The U.S. Securities and Exchange Commission (SEC) has settled allegations against two investment adviser firms at Oppenheimer & Co. over concerns that they misled investors about the valuation policies and performance of a private equity fund they manage.

The SEC said Monday its investigation found that Oppenheimer Asset Management and Oppenheimer Alternative Investment Management disseminated misleading quarterly reports and marketing materials stating that the fund’s holdings of other private equity funds were valued ‘based on the underlying managers’ estimated values’.

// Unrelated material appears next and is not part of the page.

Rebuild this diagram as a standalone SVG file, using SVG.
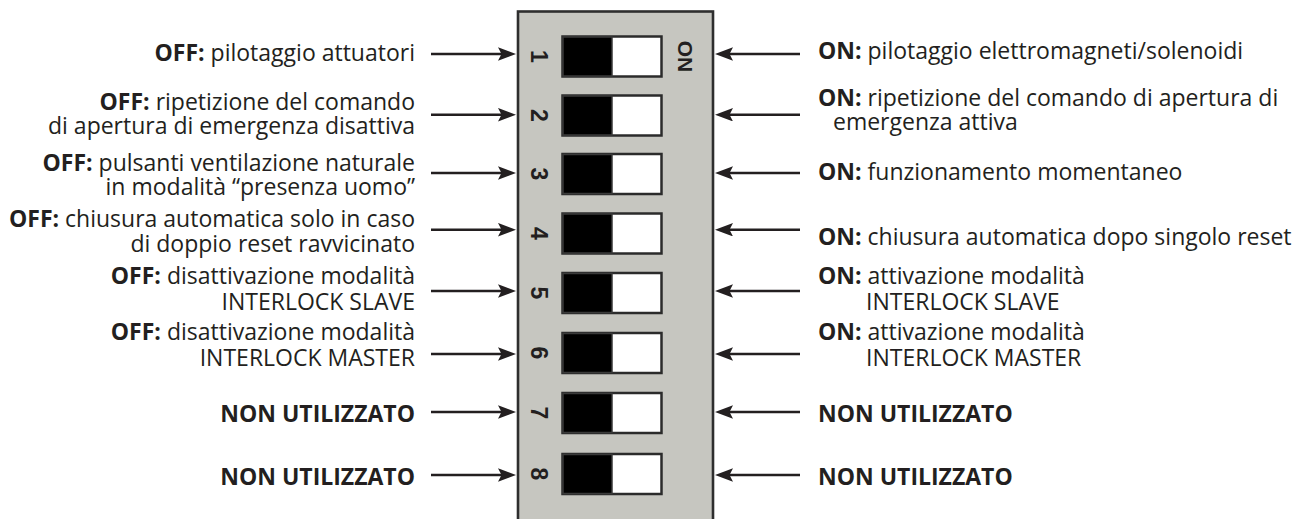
<svg xmlns="http://www.w3.org/2000/svg" width="1309" height="519" viewBox="0 0 1309 519">
<style>
.t{font-family:"Open Sans","DejaVu Sans",sans-serif;font-size:23px;fill:#231f20}
.b{font-weight:700}
.l{text-anchor:end}
.num{font-family:"Liberation Sans",Arial,sans-serif;font-weight:700;font-size:23px;fill:#231f20;text-anchor:middle}
.on{font-family:"Liberation Sans",Arial,sans-serif;font-weight:700;font-size:21px;fill:#231f20;text-anchor:middle}
.sw{fill:#fff;stroke:#2b2b2b;stroke-width:2.5}
.blk{fill:#000;stroke:#3a3a3a;stroke-width:1.5}
.ar{stroke:#231f20;stroke-width:2.6;fill:none;marker-end:url(#ah)}
</style>
<defs>
<marker id="ah" markerUnits="userSpaceOnUse" markerWidth="20" markerHeight="14" refX="12" refY="6.75" orient="auto">
<path d="M0,0 L18,6.75 L0,13.5 L3.5,6.75 z" fill="#231f20"/>
</marker>
</defs>
<rect width="1309" height="519" fill="#fff"/>
<g id="panel">
<rect x="518" y="11.5" width="195" height="520" fill="#c6c6c0" stroke="#2e2e2e" stroke-width="2.6"/>
<text class="on" transform="translate(678 56.5) rotate(90)">ON</text>
</g>
<g id="switch1"><rect class="sw" x="562.5" y="36.5" width="99" height="40"/><rect class="blk" x="563" y="37" width="49" height="39"/><text class="num" transform="translate(531 56.5) rotate(90)">1</text></g>
<g id="switch2"><rect class="sw" x="562.5" y="95.5" width="99" height="40"/><rect class="blk" x="563" y="96" width="49" height="39"/><text class="num" transform="translate(531 115.5) rotate(90)">2</text></g>
<g id="switch3"><rect class="sw" x="562.5" y="154" width="99" height="40"/><rect class="blk" x="563" y="154.5" width="49" height="39"/><text class="num" transform="translate(531 174) rotate(90)">3</text></g>
<g id="switch4"><rect class="sw" x="562.5" y="213.5" width="99" height="40"/><rect class="blk" x="563" y="214" width="49" height="39"/><text class="num" transform="translate(531 233.5) rotate(90)">4</text></g>
<g id="switch5"><rect class="sw" x="562.5" y="273" width="99" height="40"/><rect class="blk" x="563" y="273.5" width="49" height="39"/><text class="num" transform="translate(531 293) rotate(90)">5</text></g>
<g id="switch6"><rect class="sw" x="562.5" y="333" width="99" height="40"/><rect class="blk" x="563" y="333.5" width="49" height="39"/><text class="num" transform="translate(531 353) rotate(90)">6</text></g>
<g id="switch7"><rect class="sw" x="562.5" y="393" width="99" height="40"/><rect class="blk" x="563" y="393.5" width="49" height="39"/><text class="num" transform="translate(531 413) rotate(90)">7</text></g>
<g id="switch8"><rect class="sw" x="562.5" y="454" width="99" height="40"/><rect class="blk" x="563" y="454.5" width="49" height="39"/><text class="num" transform="translate(531 474) rotate(90)">8</text></g>
<g id="connectors">
<line class="ar" x1="431" y1="54" x2="510" y2="54"/>
<line class="ar" x1="431" y1="114.7" x2="510" y2="114.7"/>
<line class="ar" x1="431" y1="173" x2="510" y2="173"/>
<line class="ar" x1="431" y1="229.7" x2="510" y2="229.7"/>
<line class="ar" x1="431" y1="291" x2="510" y2="291"/>
<line class="ar" x1="431" y1="354" x2="510" y2="354"/>
<line class="ar" x1="431" y1="412" x2="510" y2="412"/>
<line class="ar" x1="431" y1="475" x2="510" y2="475"/>
<line class="ar" x1="800" y1="54" x2="721" y2="54"/>
<line class="ar" x1="800" y1="114.7" x2="721" y2="114.7"/>
<line class="ar" x1="800" y1="173" x2="721" y2="173"/>
<line class="ar" x1="800" y1="229.7" x2="721" y2="229.7"/>
<line class="ar" x1="800" y1="291" x2="721" y2="291"/>
<line class="ar" x1="800" y1="354" x2="721" y2="354"/>
<line class="ar" x1="800" y1="412" x2="721" y2="412"/>
<line class="ar" x1="800" y1="475" x2="721" y2="475"/>
</g>
<g id="labels-off">
<text class="t l" x="415" y="61"><tspan class="b">OFF:</tspan> pilotaggio attuatori</text>
<text class="t l" x="415" y="110"><tspan class="b">OFF:</tspan> ripetizione del comando</text>
<text class="t l" x="415" y="134">di apertura di emergenza disattiva</text>
<text class="t l" x="415" y="171"><tspan class="b">OFF:</tspan> pulsanti ventilazione naturale</text>
<text class="t l" x="415" y="195">in modalità “presenza uomo”</text>
<text class="t l" x="415" y="227"><tspan class="b">OFF:</tspan> chiusura automatica solo in caso</text>
<text class="t l" x="415" y="252">di doppio reset ravvicinato</text>
<text class="t l" x="415" y="284"><tspan class="b">OFF:</tspan> disattivazione modalità</text>
<text class="t l" x="415" y="310">INTERLOCK SLAVE</text>
<text class="t l" x="415" y="340"><tspan class="b">OFF:</tspan> disattivazione modalità</text>
<text class="t l" x="415" y="366">INTERLOCK MASTER</text>
<text class="t l b" x="415" y="422">NON UTILIZZATO</text>
<text class="t l b" x="415" y="485">NON UTILIZZATO</text>
</g>
<g id="labels-on">
<text class="t" x="818" y="59"><tspan class="b">ON:</tspan> pilotaggio elettromagneti/solenoidi</text>
<text class="t" x="818" y="106"><tspan class="b">ON:</tspan> ripetizione del comando di apertura di</text>
<text class="t" x="833" y="130">emergenza attiva</text>
<text class="t" x="818" y="180"><tspan class="b">ON:</tspan> funzionamento momentaneo</text>
<text class="t" x="818" y="245"><tspan class="b">ON:</tspan> chiusura automatica dopo singolo reset</text>
<text class="t" x="818" y="284"><tspan class="b">ON:</tspan> attivazione modalità</text>
<text class="t" x="866" y="310">INTERLOCK SLAVE</text>
<text class="t" x="818" y="340"><tspan class="b">ON:</tspan> attivazione modalità</text>
<text class="t" x="866" y="366">INTERLOCK MASTER</text>
<text class="t b" x="818" y="422">NON UTILIZZATO</text>
<text class="t b" x="818" y="485">NON UTILIZZATO</text>
</g>
</svg>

However, it found that the portfolio manager of the fund actually valued the fund’s largest investment at a significant markup to the underlying manager’s estimated value, which made the fund’s performance appear significantly better as measured by its internal rate of return.

Oppenheimer agreed to pay more than US$2.8 million to settle the SEC’s charges, without admitting or denying the regulator’s findings. It agreed to pay a US$617,579 penalty and return US$2,269,098 to those who invested in the fund during the time period when the misrepresentations were made. It also consented to a censure, agreed to cease and desist from committing any future violations of the securities laws, and is to retain an independent consultant to conduct a review of its valuation policies and procedures.

The Massachusetts attorney general’s office also announced a related action, which will see the firm will pay an additional penalty of US$132,421.

“Honest disclosure about how investments are valued and how performance is measured is vital to private equity investors,” said George Canellos, acting director of the SEC.s division of enforcement. “This action against Oppenheimer for misleadingly writing up the value of illiquid investments is clear warning that the SEC will not tolerate lax disclosure practices in the marketing of private equity funds.”